[DATA]
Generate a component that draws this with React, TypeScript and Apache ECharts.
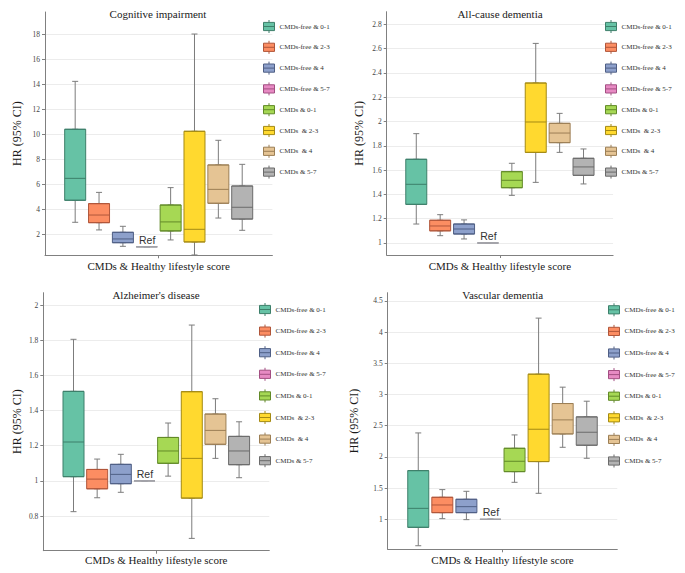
import React, { useEffect, useRef } from 'react';
import * as echarts from 'echarts';

// ---- data ----
const groups = [
  'CMDs-free & 0-1',
  'CMDs-free & 2-3',
  'CMDs-free & 4',
  'CMDs-free & 5-7',
  'CMDs & 0-1',
  'CMDs  & 2-3',
  'CMDs  & 4',
  'CMDs & 5-7',
];
const panelTitles = ['Cognitive impairment', 'All-cause dementia', "Alzheimer's disease", 'Vascular dementia'];
const xAxisName = 'CMDs & Healthy lifestyle score';
const yAxisName = 'HR (95% CI)';
const refLabel = 'Ref';

// [lower whisker, Q1, median, Q3, upper whisker]
const cognitive = [
  [2.96, 4.72, 6.47, 10.39, 14.22],
  [2.35, 2.93, 3.54, 4.45, 5.35],
  [1.04, 1.33, 1.63, 2.16, 2.64],
  [1, 1, 1, 1, 1],
  [1.55, 2.27, 2.99, 4.34, 5.73],
  [0.35, 1.39, 2.4, 10.23, 18.0],
  [3.3, 4.48, 5.59, 7.54, 9.51],
  [2.32, 3.22, 4.16, 5.86, 7.59],
];
const allCause = [
  [1.156, 1.318, 1.483, 1.689, 1.9],
  [1.06, 1.1, 1.14, 1.187, 1.233],
  [1.033, 1.074, 1.115, 1.156, 1.19],
  [1, 1, 1, 1, 1],
  [1.392, 1.455, 1.516, 1.587, 1.656],
  [1.499, 1.746, 1.996, 2.317, 2.643],
  [1.746, 1.826, 1.905, 1.985, 2.067],
  [1.486, 1.557, 1.626, 1.697, 1.774],
];
const alzheimer = [
  [0.825, 1.024, 1.221, 1.509, 1.805],
  [0.904, 0.955, 1.01, 1.065, 1.124],
  [0.935, 0.984, 1.037, 1.094, 1.151],
  [1, 1, 1, 1, 1],
  [1.027, 1.1, 1.17, 1.247, 1.329],
  [0.673, 0.902, 1.128, 1.507, 1.886],
  [1.128, 1.208, 1.287, 1.38, 1.467],
  [1.018, 1.092, 1.17, 1.253, 1.336],
];
const vascular = [
  [0.577, 0.872, 1.176, 1.78, 2.384],
  [1.011, 1.107, 1.23, 1.353, 1.476],
  [0.995, 1.107, 1.203, 1.321, 1.449],
  [1, 1, 1, 1, 1],
  [1.593, 1.764, 1.93, 2.138, 2.352],
  [1.417, 1.925, 2.443, 3.325, 4.223],
  [2.154, 2.368, 2.593, 2.855, 3.117],
  [1.978, 2.187, 2.395, 2.641, 2.892],
];
const panelData = [cognitive, allCause, alzheimer, vascular];
const refValue = 1;

// axis extents and tick steps
const yMins = [0.323, 0.901, 0.603, 0.52];
const yMaxs = [19.76, 2.904, 2.07, 4.63];
const yIntervals = [2, 0.2, 0.2, 0.5];

// ---- styles ----
const fills = ['#66C2A5', '#FC8D62', '#8DA0CB', '#E78AC3', '#A6D854', '#FFD92F', '#E5C494', '#B3B3B3'];
const borders = ['#3d7f6a', '#b0563a', '#4f5f85', '#a34f82', '#628a28', '#a48a14', '#9c7f55', '#6b6b6b'];
const refLineColor = '#a2a2a8';
const whiskerColor = '#7c7c7c';
const axisColor = '#808080';
const gridColor = '#ececec';
const serif = "'Liberation Serif', 'Times New Roman', serif";
const legendIcon = 'path://M0,2.4H11V10.6H0ZM0,6.5H11M5.5,0V2.4M5.5,10.6V13';

const layouts = [
  { left: 45, width: 227.4, top: 12, height: 243.3, boxW: 232.5, tx: 158, ty: 14, lgLeft: 263, lgTop: 19.5, lgGap: 6.8, yGap: 22, xGap: 5 },
  { left: 386.7, width: 226.4, top: 11.7, height: 243.3, boxW: 232.8, tx: 500, ty: 14, lgLeft: 605, lgTop: 19.5, lgGap: 6.8, yGap: 21.5, xGap: 5 },
  { left: 43.3, width: 226, top: 292.7, height: 258, boxW: 230.5, tx: 156, ty: 295, lgLeft: 259, lgTop: 302.5, lgGap: 7.6, yGap: 20.5, xGap: 4 },
  { left: 387.7, width: 229.6, top: 292.7, height: 256.6, boxW: 234.5, tx: 502.7, ty: 295, lgLeft: 608, lgTop: 302.8, lgGap: 7.6, yGap: 28, xGap: 5 },
];

function buildOption() {
  const grid: any[] = [];
  const xAxis: any[] = [];
  const yAxis: any[] = [];
  const series: any[] = [];
  const legend: any[] = [];
  const graphic: any[] = [];

  layouts.forEach((L, p) => {
    const cx = L.left + L.width / 2;
    const frameIdx = p * 3;
    const whiskIdx = p * 3 + 1;
    const boxIdx = p * 3 + 2;
    const gridBase = { containLabel: false, outerBoundsMode: 'none' };
    grid.push({ ...gridBase, left: L.left, top: L.top, width: L.width, height: L.height });
    grid.push({ ...gridBase, left: cx - L.boxW / 2, top: L.top, width: L.boxW, height: L.height });
    grid.push({ ...gridBase, left: cx - L.boxW / 2, top: L.top, width: L.boxW, height: L.height });

    xAxis.push({
      type: 'category',
      gridIndex: frameIdx,
      data: [''],
      boundaryGap: true,
      axisLine: { show: true, lineStyle: { color: axisColor, width: 1 } },
      axisTick: { show: true, alignWithLabel: true, length: 3, lineStyle: { color: axisColor } },
      axisLabel: { show: false },
      splitLine: { show: false },
      name: xAxisName,
      nameLocation: 'middle',
      nameGap: L.xGap,
      nameTextStyle: { fontSize: 11, fontFamily: serif, color: '#1a1a1a' },
    });
    yAxis.push({
      type: 'value',
      gridIndex: frameIdx,
      min: yMins[p],
      max: yMaxs[p],
      minInterval: yIntervals[p],
      maxInterval: yIntervals[p],
      splitNumber: 10,
      axisLine: { show: true, lineStyle: { color: axisColor, width: 1 } },
      axisTick: { show: true, length: 3, lineStyle: { color: axisColor } },
      axisLabel: { show: true, fontSize: 7.5, fontFamily: serif, color: '#444', margin: 5, showMinLabel: false, showMaxLabel: false },
      splitLine: { show: true, showMinLine: false, showMaxLine: false, lineStyle: { color: gridColor, width: 1 } },
      name: yAxisName,
      nameLocation: 'middle',
      nameGap: L.yGap,
      nameTextStyle: { fontSize: 12, fontFamily: serif, color: '#1a1a1a' },
    });
    [whiskIdx, boxIdx].forEach((gi) => {
      xAxis.push({ type: 'category', gridIndex: gi, data: ['g'], boundaryGap: true, show: false });
      yAxis.push({ type: 'value', gridIndex: gi, min: yMins[p], max: yMaxs[p], show: false, splitLine: { show: false } });
    });

    const slot = (0.8 * L.boxW - 2) / groups.length;
    const data = panelData[p];
    groups.forEach((name, g) => {
      const d = data[g];
      series.push({
        type: 'boxplot',
        name: name + ' whisker',
        xAxisIndex: whiskIdx,
        yAxisIndex: whiskIdx,
        data: [d],
        boxWidth: [6, 6],
        silent: true,
        z: 2,
        emphasis: { disabled: true },
        itemStyle: { color: whiskerColor, borderColor: g === 3 ? refLineColor : whiskerColor, borderWidth: 1 },
      });
      const s: any = {
        type: 'boxplot',
        name,
        xAxisIndex: boxIdx,
        yAxisIndex: boxIdx,
        data: [[d[1], d[1], d[2], d[3], d[3]]],
        boxWidth: [21, 21],
        silent: true,
        z: 3,
        emphasis: { disabled: true },
        itemStyle: { color: fills[g], borderColor: g === 3 ? refLineColor : borders[g], borderWidth: 1 },
      };
      if (g === 3) {
        s.markPoint = {
          silent: true,
          animation: false,
          symbol: 'rect',
          symbolSize: 1,
          itemStyle: { color: 'rgba(0,0,0,0)' },
          label: {
            show: true,
            formatter: refLabel,
            position: 'inside',
            offset: [-0.5 * slot, -7],
            fontSize: 10.5,
            fontFamily: "'Liberation Sans', Arial, sans-serif",
            color: '#333',
          },
          data: [{ coord: [0, refValue] }],
        };
      }
      series.push(s);
    });

    legend.push({
      orient: 'vertical',
      left: L.lgLeft,
      top: L.lgTop,
      itemWidth: 11,
      itemHeight: 13,
      itemGap: L.lgGap,
      padding: 0,
      selectedMode: false,
      textStyle: { fontSize: 7, fontFamily: serif, color: '#333' },
      data: groups.map((n, g) => ({
        name: n,
        icon: legendIcon,
        itemStyle: { color: fills[g], borderColor: borders[g], borderWidth: 1 },
      })),
    });

    graphic.push({
      type: 'text',
      x: L.tx,
      y: L.ty,
      silent: true,
      style: {
        text: panelTitles[p],
        fontSize: 11,
        fontFamily: serif,
        fill: '#1a1a1a',
        align: 'center',
        verticalAlign: 'middle',
        textAlign: 'center',
        textVerticalAlign: 'middle',
      },
    });
  });

  return {
    animation: false,
    backgroundColor: '#ffffff',
    grid,
    xAxis,
    yAxis,
    series,
    legend,
    graphic,
    tooltip: { show: false },
  };
}

export default function App() {
  const ref = useRef<HTMLDivElement>(null);
  useEffect(() => {
    if (!ref.current) return;
    const chart = echarts.init(ref.current, undefined, { renderer: 'svg' });
    chart.setOption(buildOption() as any);
    return () => chart.dispose();
  }, []);
  return (
    <div
      ref={ref}
      style={{ position: 'absolute', left: 0, top: 0, width: 685, height: 573, background: '#fff' }}
    />
  );
}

[PROBLEM DETAILS] From the first line of the material down to the line containing "const refLabel = 'Ref';", inclusive, return each line exactly, skipping any picture.

[EXERCISE RESPONSE]
Generate a component that draws this with React, TypeScript and Apache ECharts.
import React, { useEffect, useRef } from 'react';
import * as echarts from 'echarts';

// ---- data ----
const groups = [
  'CMDs-free & 0-1',
  'CMDs-free & 2-3',
  'CMDs-free & 4',
  'CMDs-free & 5-7',
  'CMDs & 0-1',
  'CMDs  & 2-3',
  'CMDs  & 4',
  'CMDs & 5-7',
];
const panelTitles = ['Cognitive impairment', 'All-cause dementia', "Alzheimer's disease", 'Vascular dementia'];
const xAxisName = 'CMDs & Healthy lifestyle score';
const yAxisName = 'HR (95% CI)';
const refLabel = 'Ref';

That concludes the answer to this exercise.